Geoffrey Post (pictured), Nikko Asset Management, Head of International Product Development and his Tokyo-based colleague Koei Imai, Head of Nikko AM's ETF Centre, are happy to report that in terms of their ETF business, 2015 was a growth year.
"We've seen a year of significant interest and strong flows," says Post. "Our assets ended the year significantly up at USD26.5 billion, with inflows of USD7.2 billion during the year."
"The flows that we have seen are particularly into Japanese Equity ETFs," Post says. "And a lot of this is due to the effect of Abenomics in Japan. There has been volatility in the markets in 2015 with resulting in and outflows, but on a net basis we have seen inflows particularly from institutions in Japan, who have significantly increased their allocations to Japanese Equities through ETFs."
Imai concurs: "Japanese institutions have traditionally favoured fixed income exposures but with ever lower yields are looking for other opportunities. They favour equities which have higher yields compared with bonds."
Nikko Asset Management launched a smart beta ETF in December 2015, the Listed Index Fund MSCI Japan High Dividend Low Volatility, which has especially appealed to institutional investors in search of yield.
Imai says: "It has been targeted at institutions coming out of bonds and going into equities through the need for some yield to escape negative yields which are increasingly a phenomenon in Japan. We developed this smart beta product based upon market feedback. We regard it as innovative and something that is differentiated in the marketplace."
Other innovations have included the Listed Index Fund Nikkei Leveraged Index which was launched in 2014 that Post describes as interesting in the current environment for investors who see the stock market having declined but have a positive view on its future direction.
Another popular product has been the Listed Index Fund J-REIT, which is based on the Tokyo Stock Exchange REIT Index. This is a capitalisation weighted index consisting of 52 property management companies listed on the Tokyo exchange, including office, residential and retail and logistics sub sectors.
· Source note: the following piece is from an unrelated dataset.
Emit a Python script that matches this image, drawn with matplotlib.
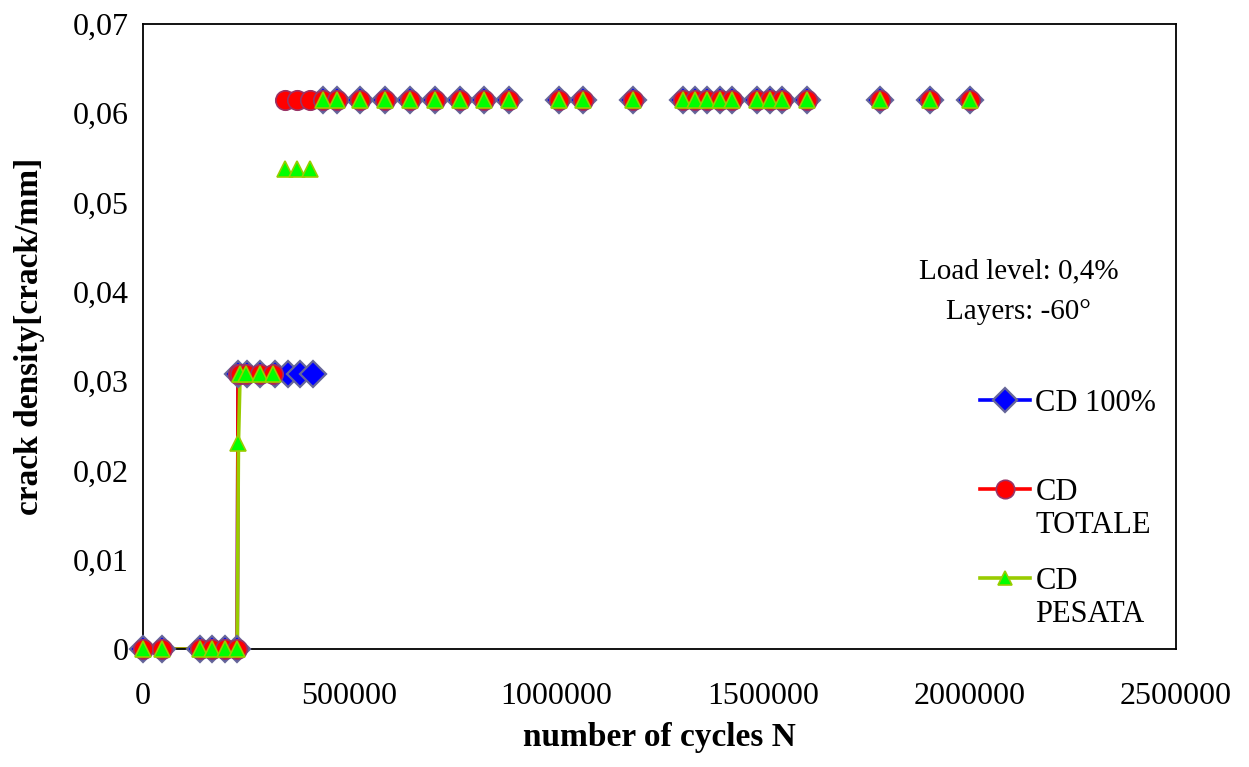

Imai explains that the J-REIT ETF has proved very popular with Japanese institutional investors in part due to higher yield than equities. Post says: "Tokyo is looking forward to the Olympics in 2020 so there is interest and investment going into the property sector with considerable property redevelopment." Imai adds that Asian property prices are high in Taiwan, Hong Kong and mainland China, compared with Japan property prices. "They are at a good price and because they offer value, many Asian people now come to Japan to invest in property. "One of the growing phenomena is the Asian tourists going to Japan," Post says. "There are now significant numbers visiting and it's an interesting trend that ties in with the property market."
Nikko Asset Management's Chief Investment Officer for Japan Hiroki Tsujimura has remarked on the strong prospects for listed companies in Japan, despite the continued challenging macro-economic environment. He comments while 2014 saw corporate earnings reaching an all time high despite the deflationary environment, listed companies' capital efficiency are still low compared to their global peers. He argues despite continued headwinds the prospects for Japanese Equities are strong.